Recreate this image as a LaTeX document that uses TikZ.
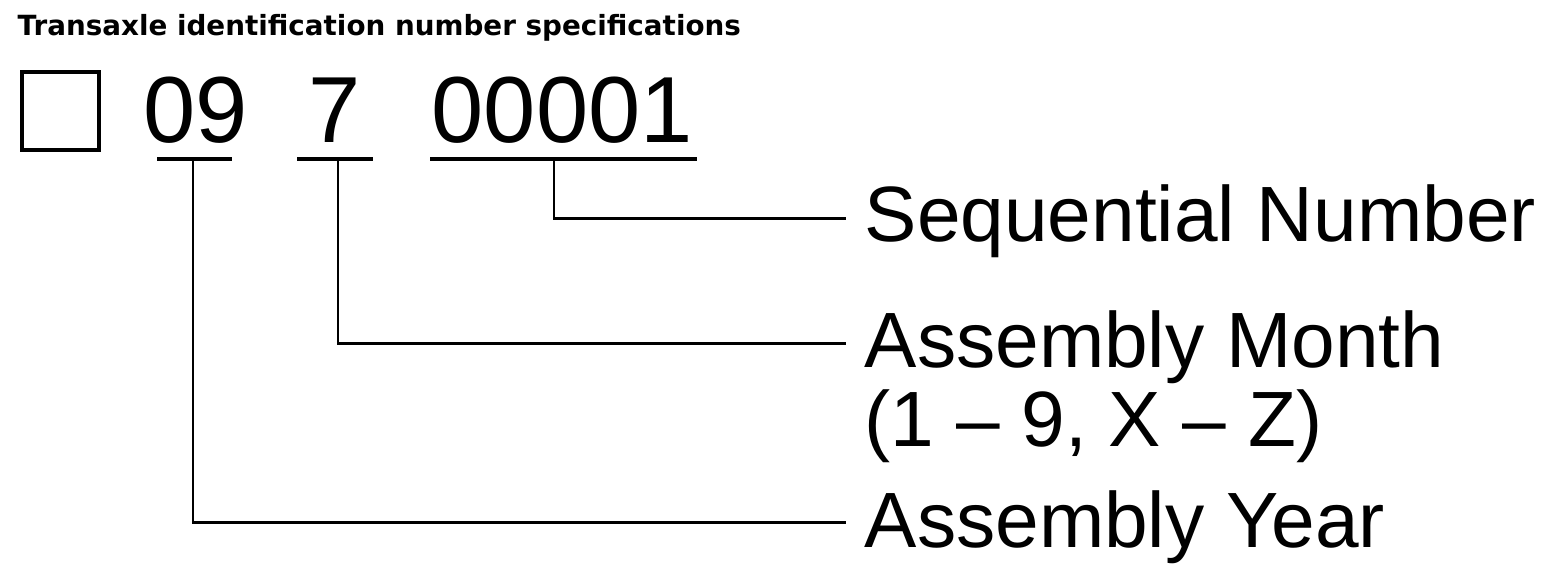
\documentclass[tikz,border=0pt]{standalone}
\usepackage{fontspec}
\setmainfont{Liberation Sans}
\newfontfamily\headfont{DejaVu Sans}
\usetikzlibrary{positioning}

\begin{document}
\begin{tikzpicture}[x=0.01cm, y=-0.01cm,
    digits/.style={inner sep=0, anchor=base west, font=\fontsize{26.7}{32}\selectfont},
    fieldname/.style={inner sep=0, anchor=base west, font=\fontsize{22.3}{26}\selectfont},
    bar/.style={line width=1.3pt},
    lead/.style={line width=0.85pt}]

    \useasboundingbox (0,0) rectangle (1568,572);

    \node[inner sep=0, anchor=base west, font=\headfont\bfseries\fontsize{7.9}{9}\selectfont] (title) at (17,35) {Transaxle identification number specifications};

    % check box and the three fields
    \node[draw, line width=1.14pt, minimum width=0.77cm, minimum height=0.78cm, inner sep=0] (chk) at (60.5,111) {};
    \node[digits] (yr) at (143,142) {09};
    \node[digits] (mo) at (307.5,142) {7};
    \node[digits] (seq) at (431,142) {00001};

    \coordinate (yrA) at (157,159);  \coordinate (yrB) at (232,159);
    \coordinate (moA) at (297,159);  \coordinate (moB) at (373,159);
    \coordinate (seqA) at (430,159); \coordinate (seqB) at (697,159);
    \draw[bar] (yrA) -- (yrB);
    \draw[bar] (moA) -- (moB);
    \draw[bar] (seqA) -- (seqB);

    \coordinate (yrT) at (193,159);
    \coordinate (moT) at (338,159);
    \coordinate (seqT) at (554,159);
    \coordinate (seqE) at (846,218);
    \coordinate (moE) at (846,343);
    \coordinate (yrE) at (846,522);

    \node[fieldname] (seqlab) at (864,241) {Sequential Number};
    \node[fieldname] (molab) at (864,367) {Assembly Month};
    \node[fieldname] (morange) at (864,446) {(1 – 9, X – Z)};
    \node[fieldname] (yrlab) at (864,547) {Assembly Year};

    \draw[lead] (seqT) |- (seqE);
    \draw[lead] (moT) |- (moE);
    \draw[lead] (yrT) |- (yrE);

\end{tikzpicture}
\end{document}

▬▬▬

REQUIREMENTS: Take the listing above and print it exactly, apart from the pictures.

WRITTEN RESPONSE:
Recreate this image as a LaTeX document that uses TikZ.
\documentclass[tikz,border=0pt]{standalone}
\usepackage{fontspec}
\setmainfont{Liberation Sans}
\newfontfamily\headfont{DejaVu Sans}
\usetikzlibrary{positioning}

\begin{document}
\begin{tikzpicture}[x=0.01cm, y=-0.01cm,
    digits/.style={inner sep=0, anchor=base west, font=\fontsize{26.7}{32}\selectfont},
    fieldname/.style={inner sep=0, anchor=base west, font=\fontsize{22.3}{26}\selectfont},
    bar/.style={line width=1.3pt},
    lead/.style={line width=0.85pt}]

    \useasboundingbox (0,0) rectangle (1568,572);

    \node[inner sep=0, anchor=base west, font=\headfont\bfseries\fontsize{7.9}{9}\selectfont] (title) at (17,35) {Transaxle identification number specifications};

    % check box and the three fields
    \node[draw, line width=1.14pt, minimum width=0.77cm, minimum height=0.78cm, inner sep=0] (chk) at (60.5,111) {};
    \node[digits] (yr) at (143,142) {09};
    \node[digits] (mo) at (307.5,142) {7};
    \node[digits] (seq) at (431,142) {00001};

    \coordinate (yrA) at (157,159);  \coordinate (yrB) at (232,159);
    \coordinate (moA) at (297,159);  \coordinate (moB) at (373,159);
    \coordinate (seqA) at (430,159); \coordinate (seqB) at (697,159);
    \draw[bar] (yrA) -- (yrB);
    \draw[bar] (moA) -- (moB);
    \draw[bar] (seqA) -- (seqB);

    \coordinate (yrT) at (193,159);
    \coordinate (moT) at (338,159);
    \coordinate (seqT) at (554,159);
    \coordinate (seqE) at (846,218);
    \coordinate (moE) at (846,343);
    \coordinate (yrE) at (846,522);

    \node[fieldname] (seqlab) at (864,241) {Sequential Number};
    \node[fieldname] (molab) at (864,367) {Assembly Month};
    \node[fieldname] (morange) at (864,446) {(1 – 9, X – Z)};
    \node[fieldname] (yrlab) at (864,547) {Assembly Year};

    \draw[lead] (seqT) |- (seqE);
    \draw[lead] (moT) |- (moE);
    \draw[lead] (yrT) |- (yrE);

\end{tikzpicture}
\end{document}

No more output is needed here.